IHALC: What about awards: what importance do they have for The Agency?
NW: I’m literally writing the awards strategy as we speak. The difference in-house is that the lens is all about people rather than new business. I want us to win awards because that will help people here build pride in what they do and it recognises their work, I don’t need them for a new business drive. There will be a real breadth to that – the awards the creatives want to win won’t be the same as the ones that the analytics team want to win. We have to make sure that everyone across the agency has the chance to get recognition. It’s also a talent pipeline driver for us, so the awards we win have got to mean something to people who are in external agencies who are in our talent pool.

IHALC: The IPA recently published a report on future agency-brand relationship models, proposing five different set-ups ranging from pure in-house, to hybrid models, to a single external agency handling everything: how do you see things changing?
NW: As an in-house agency, you’re so mindful of what the business needs, so for us the best agency model is the one that best reflects our business. We are a hybrid model, but in an interesting way because we are not relying on an external partner to set our brand direction – we do that ourselves. I don’t think there are many hybrid models that have no brand creative agency in their constellation.

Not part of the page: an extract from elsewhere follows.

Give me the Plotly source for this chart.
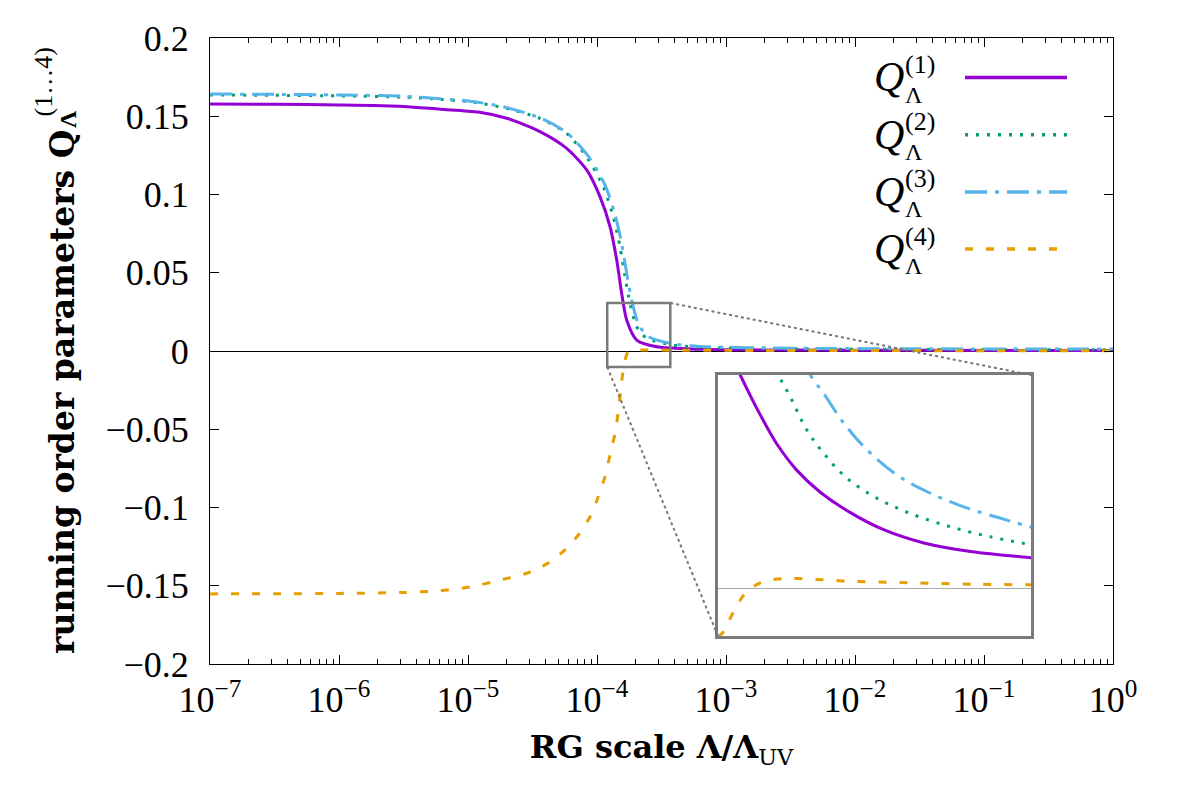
import math
import plotly.graph_objects as go

# --- data (main panel) ---
q1_x = [1e-7, 3.16e-7, 1e-6, 3.16e-6, 6.07e-6, 1.2e-5, 2.0e-5, 3.61e-5, 5.82e-5, 8.32e-5,
        1.054e-4, 1.262e-4, 1.422e-4, 1.552e-4, 1.698e-4, 2.032e-4, 2.904e-4, 6.28e-4,
        3.16e-3, 3.16e-2, 1.0]
q1_y = [0.1578, 0.1576, 0.1572, 0.1563, 0.1545, 0.1527, 0.1487, 0.1402, 0.1295, 0.1157,
        0.0986, 0.0794, 0.0581, 0.0369, 0.0198, 0.0070, 0.0027, 0.0011,
        0.0006, 0.0004, 0.0003]

q2_x = [1e-7, 3.16e-7, 1e-6, 3.16e-6, 6.07e-6, 1.099e-5, 2.0e-5, 3.61e-5, 5.82e-5, 8.32e-5,
        1.119e-4, 1.337e-4, 1.507e-4, 1.648e-4, 1.803e-4, 2.032e-4, 2.427e-4, 3.908e-4,
        6.28e-4, 3.16e-3, 3.16e-2, 1.0]
q2_y = [0.1636, 0.1634, 0.1630, 0.1622, 0.1608, 0.1590, 0.1550, 0.1487, 0.1390, 0.1240,
        0.1050, 0.0858, 0.0667, 0.0475, 0.0305, 0.0155, 0.0081, 0.0038,
        0.0024, 0.0014, 0.0010, 0.0008]

q3_x = [1e-7, 3.16e-7, 1e-6, 3.16e-6, 6.07e-6, 1.099e-5, 2.0e-5, 3.61e-5, 5.82e-5, 8.5e-5,
        1.155e-4, 1.384e-4, 1.56e-4, 1.706e-4, 1.866e-4, 2.103e-4, 2.51e-4, 3.908e-4,
        6.28e-4, 3.16e-3, 3.16e-2, 1.0]
q3_y = [0.1642, 0.1640, 0.1636, 0.1628, 0.1612, 0.1594, 0.1555, 0.1490, 0.1395, 0.1248,
        0.1060, 0.0868, 0.0678, 0.0487, 0.0318, 0.0168, 0.0092, 0.0045,
        0.0029, 0.0018, 0.0014, 0.0012]

q4_x = [1e-7, 3.16e-7, 1e-6, 3.16e-6, 6.07e-6, 1.038e-5, 1.875e-5, 2.85e-5, 4.07e-5, 5.48e-5,
        7.16e-5, 8.83e-5, 1.023e-4, 1.153e-4, 1.262e-4, 1.38e-4, 1.462e-4, 1.528e-4,
        1.60e-4, 1.75e-4, 2.286e-4, 3.98e-4, 1e-3, 1e-2, 1e-1, 1.0]
q4_y = [-0.1552, -0.1551, -0.1549, -0.1543, -0.1532, -0.1508, -0.1459, -0.1420, -0.1360, -0.1280,
        -0.1176, -0.1059, -0.0931, -0.0803, -0.0665, -0.0526, -0.0388, -0.0249,
        -0.0121, -0.0004, 0.0006, 0.0005, 0.0004, 0.0003, 0.0002, 0.0002]

# --- data ---
in_q1_x = [1.26e-4, 1.30e-4, 1.397e-4, 1.484e-4, 1.594e-4, 1.734e-4, 1.932e-4, 2.178e-4,
           2.517e-4, 2.978e-4, 3.71e-4]
in_q1_y = [0.049, 0.0450, 0.0366, 0.0304, 0.0249, 0.0203, 0.0160, 0.0124, 0.0096, 0.0078, 0.0065]

in_q2_x = [1.475e-4, 1.503e-4, 1.556e-4, 1.652e-4, 1.755e-4, 1.910e-4, 2.128e-4, 2.399e-4,
           2.771e-4, 3.199e-4, 3.71e-4]
in_q2_y = [0.046, 0.0441, 0.0404, 0.0334, 0.0285, 0.0232, 0.0190, 0.0158, 0.0130, 0.0109, 0.0092]

in_q3_x = [1.632e-4, 1.673e-4, 1.755e-4, 1.888e-4, 2.052e-4, 2.287e-4, 2.547e-4, 2.905e-4,
           3.319e-4, 3.71e-4]
in_q3_y = [0.0485, 0.0450, 0.0411, 0.0348, 0.0292, 0.0239, 0.0204, 0.0172, 0.0148, 0.0129]

in_q4_x = [1.2e-4, 1.224e-4, 1.269e-4, 1.324e-4, 1.397e-4, 1.484e-4, 1.594e-4, 1.888e-4,
           2.399e-4, 3.05e-4, 3.71e-4]
in_q4_y = [-0.0102, -0.0091, -0.0049, -0.0010, 0.0012, 0.0020, 0.0021, 0.0016, 0.0012, 0.0009, 0.0008]

labels = ["(1)", "(2)", "(3)", "(4)"]
x_tickvals = [1e-7, 1e-6, 1e-5, 1e-4, 1e-3, 1e-2, 1e-1, 1]
x_ticktext = ["10<sup>−7</sup>", "10<sup>−6</sup>", "10<sup>−5</sup>", "10<sup>−4</sup>",
              "10<sup>−3</sup>", "10<sup>−2</sup>", "10<sup>−1</sup>", "10<sup>0</sup>"]
y_tickvals = [0.2, 0.15, 0.1, 0.05, 0, -0.05, -0.1, -0.15, -0.2]
y_ticktext = ["0.2", "0.15", "0.1", "0.05", "0", "−0.05", "−0.1", "−0.15", "−0.2"]

# zoom window shown in the inset
zoom_x = [1.2e-4, 3.7e-4]
zoom_y = [-0.0102, 0.0307]
inset_yrange = [-0.01, 0.045]

colors = ["#9400D3", "#009E73", "#56B4E9", "#E69F00"]
dashes = ["solid", "3px,8px", "22px,8px,4px,8px", "8px,13px"]
SERIF = "Liberation Serif"
BOLD = "DejaVu Serif"

main = [(q1_x, q1_y), (q2_x, q2_y), (q3_x, q3_y), (q4_x, q4_y)]
inset = [(in_q1_x, in_q1_y), (in_q2_x, in_q2_y), (in_q3_x, in_q3_y), (in_q4_x, in_q4_y)]

fig = go.Figure()
for (x, y), c, d in zip(main, colors, dashes):
    fig.add_trace(go.Scatter(x=x, y=y, mode="lines", showlegend=False,
                             line=dict(color=c, width=3, dash=d, shape="spline", smoothing=0.7)))
for (x, y), c, d in zip(inset, colors, dashes):
    fig.add_trace(go.Scatter(x=x, y=y, mode="lines", showlegend=False, xaxis="x2", yaxis="y2",
                             line=dict(color=c, width=3, dash=d, shape="spline", smoothing=1.0)))

# the page puts the figure 8px in from the top-left corner
OFF = 8
W, H = 1181, 787
ML, MR, MT, MB = 202, 76, 30, 131
pw, ph = W - ML - MR, H - MT - MB


def sx(px):
    return (px - OFF - ML) / pw


def sy(py):
    return (H - MB - (py - OFF)) / ph


ix0, ix1 = sx(718), sx(1031)
iy0, iy1 = sy(636), sy(375)

fig.update_layout(
    width=W, height=H, autosize=False,
    margin=dict(l=ML, r=MR, t=MT, b=MB),
    plot_bgcolor="white", paper_bgcolor="white",
    font=dict(family=SERIF, size=36, color="black"),
    xaxis=dict(type="log", range=[-7, 0], tickmode="array", tickvals=x_tickvals, ticktext=x_ticktext,
               ticks="inside", ticklen=9, tickwidth=1, tickcolor="black",
               showline=True, linecolor="black", linewidth=1.2, mirror="ticks",
               showgrid=False, zeroline=False, ticklabelstandoff=4,
               minor=dict(ticks="inside", ticklen=5, tickcolor="black", dtick="D1", showgrid=False),
               title=dict(text="<b>RG scale Λ/Λ</b><sub>UV</sub>",
                          font=dict(family=BOLD, size=32), standoff=16)),
    yaxis=dict(range=[-0.2, 0.2], tickmode="array", tickvals=y_tickvals, ticktext=y_ticktext,
               ticks="inside", ticklen=9, tickwidth=1, tickcolor="black",
               showline=True, linecolor="black", linewidth=1.2, mirror="ticks",
               showgrid=False, zeroline=True, zerolinecolor="black", zerolinewidth=1,
               ticklabelstandoff=13),
    xaxis2=dict(type="log", domain=[ix0, ix1], anchor="y2",
                range=[math.log10(zoom_x[0]), math.log10(zoom_x[1])],
                showticklabels=False, ticks="", showgrid=False, zeroline=False,
                showline=True, linecolor="#7a7a7a", linewidth=2.5, mirror=True),
    yaxis2=dict(domain=[iy0, iy1], anchor="x2", range=inset_yrange,
                showticklabels=False, ticks="", showgrid=False,
                zeroline=True, zerolinecolor="#a8a8a8", zerolinewidth=1,
                showline=True, linecolor="#7a7a7a", linewidth=2.5, mirror=True),
)

# zoom rectangle and connectors to the inset
fig.add_shape(type="rect", xref="x", yref="y", x0=zoom_x[0], x1=zoom_x[1], y0=zoom_y[0], y1=zoom_y[1],
              line=dict(color="#7a7a7a", width=2.5), layer="above")


def px_(v):
    return (math.log10(v) + 7) / 7


def py_(v):
    return (v + 0.2) / 0.4


fig.add_shape(type="line", xref="paper", yref="paper", x0=px_(zoom_x[1]), y0=py_(zoom_y[1]),
              x1=ix1, y1=iy1, line=dict(color="#777777", width=2, dash="dot"))
fig.add_shape(type="line", xref="paper", yref="paper", x0=px_(zoom_x[0]), y0=py_(zoom_y[0]),
              x1=ix0, y1=iy0, line=dict(color="#777777", width=2, dash="dot"))

# key (text on the left, sample on the right)
for i, (lab, c, d) in enumerate(zip(labels, colors, dashes)):
    ly = 77.5 + i * 57.2
    fig.add_annotation(x=sx(889), y=sy(ly), xref="paper", yref="paper", text="<i>Q</i>",
                       showarrow=False, font=dict(family=SERIF, size=42), xanchor="center", yanchor="middle")
    fig.add_annotation(x=sx(903), y=sy(ly - 13), xref="paper", yref="paper", text=lab,
                       showarrow=False, font=dict(family=SERIF, size=26), xanchor="left", yanchor="middle")
    fig.add_annotation(x=sx(903), y=sy(ly + 17), xref="paper", yref="paper", text="Λ",
                       showarrow=False, font=dict(family=SERIF, size=24), xanchor="left", yanchor="middle")
    fig.add_shape(type="line", xref="paper", yref="paper", x0=sx(965), x1=sx(1067),
                  y0=sy(ly), y1=sy(ly), line=dict(color=c, width=3.5, dash=d))

# y axis title with stacked super/subscript
fig.add_annotation(x=sx(62), y=sy(128), xref="paper", yref="paper",
                   text="<b>running order parameters Q</b>", textangle=-90, showarrow=False,
                   font=dict(family=BOLD, size=33), xanchor="center", yanchor="top")
fig.add_annotation(x=sx(43), y=sy(46), xref="paper", yref="paper",
                   text="(1…4)", textangle=-90, showarrow=False,
                   font=dict(family=SERIF, size=26), xanchor="center", yanchor="top")
fig.add_annotation(x=sx(68), y=sy(108), xref="paper", yref="paper",
                   text="<b>Λ</b>", textangle=-90, showarrow=False,
                   font=dict(family=SERIF, size=24), xanchor="center", yanchor="top")

fig.write_html("out.html")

It’s not just about saving costs – there’s a seamlessness to how we work and if efficiency is one of your drivers, and you want agility and proximity to the business, meaning the ability to influence with really tight turnaround, then an in-house model is worth considering. Would we ever be 100% in-house? We’ve built a really efficient model with the partner agencies we have. As long as we can drive efficiency with them, we will continue to have external partners.